AG: I’m glad. These guys are heroes. One could have ended up with a bleaker view but there was something about these men that is so important and we really wanted to celebrate their movement and their fight.  It was a difficult thing to get that balance right in the edit. I wanted this film to leave you with the feeling that yes, there is something that you can do and that these guys really made a difference.

DG: People often talk about you as a political filmmaker but when you look at the body of your work you have covered a very varied range of topics including sports and the 1960’s counter culture. Is it important to you to work on a range of subject matters?

AG: Absolutely, otherwise you become stale and then you are in danger of becoming a kind of political lecturer.I resist the idea that I am political filmmaker although I am interested in power, but more in a moral sense, more in corruption and the abuses of power. I also find it important to do films about sports or music and oddly enough those lighter subjects end up having a valuable influence on the heavier political films and vice versa.

DG:  Essentially you need to find the human story?

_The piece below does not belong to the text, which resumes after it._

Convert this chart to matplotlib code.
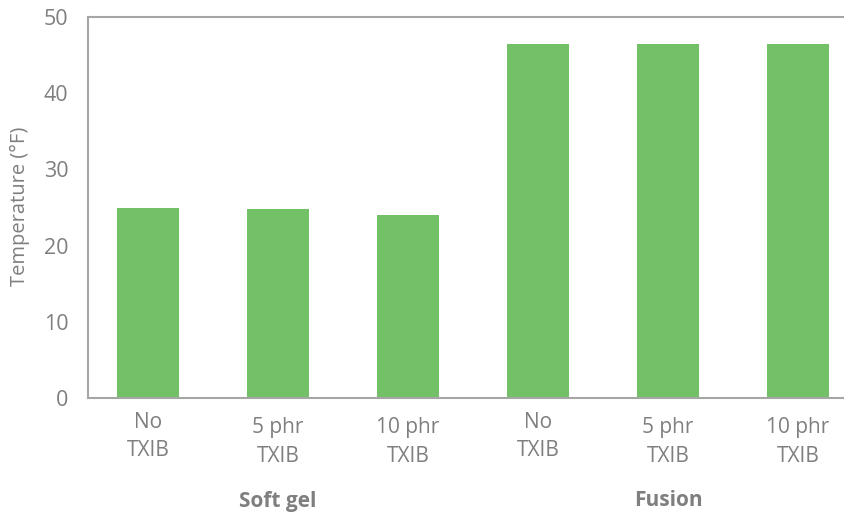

AG: Correct, otherwise it becomes preachy. With Taxi to the Dark Side the taxi driver is not really in the film that much as unfortunately he is dead, but it is a murder mystery and you keep coming back to what happened to him as the focus of the story. You hear statistics about casualties all the time but it is far more poignant to talk about the death of one human being that you know more intimately. It helps to focus you and find a framework for the story. In Mea Maxima Culpa without the deaf men in the centre the story is a lecture about the Catholic church, which is not that interesting from the standpoint of a film. Films are about stories.

DG.  One last question, there has been a lot of talk about another of your projects, an upcoming documentary about the cyclist Lance Armstrong. Have the recent developments affected the film that you are making about him?

AG: Hell yeah, (laughs) I mean, hello?! I followed him during his comeback year but once the federal investigation started we had to put it aside. Now, however, we are coming back to it. We’re going to go out and shoot some new interviews and I personally think it is going to be a pretty powerful film…

Alex Gibney’s documentary Mea Maxima Culpa: Silence in the House of God will be released in the UK on 15 February.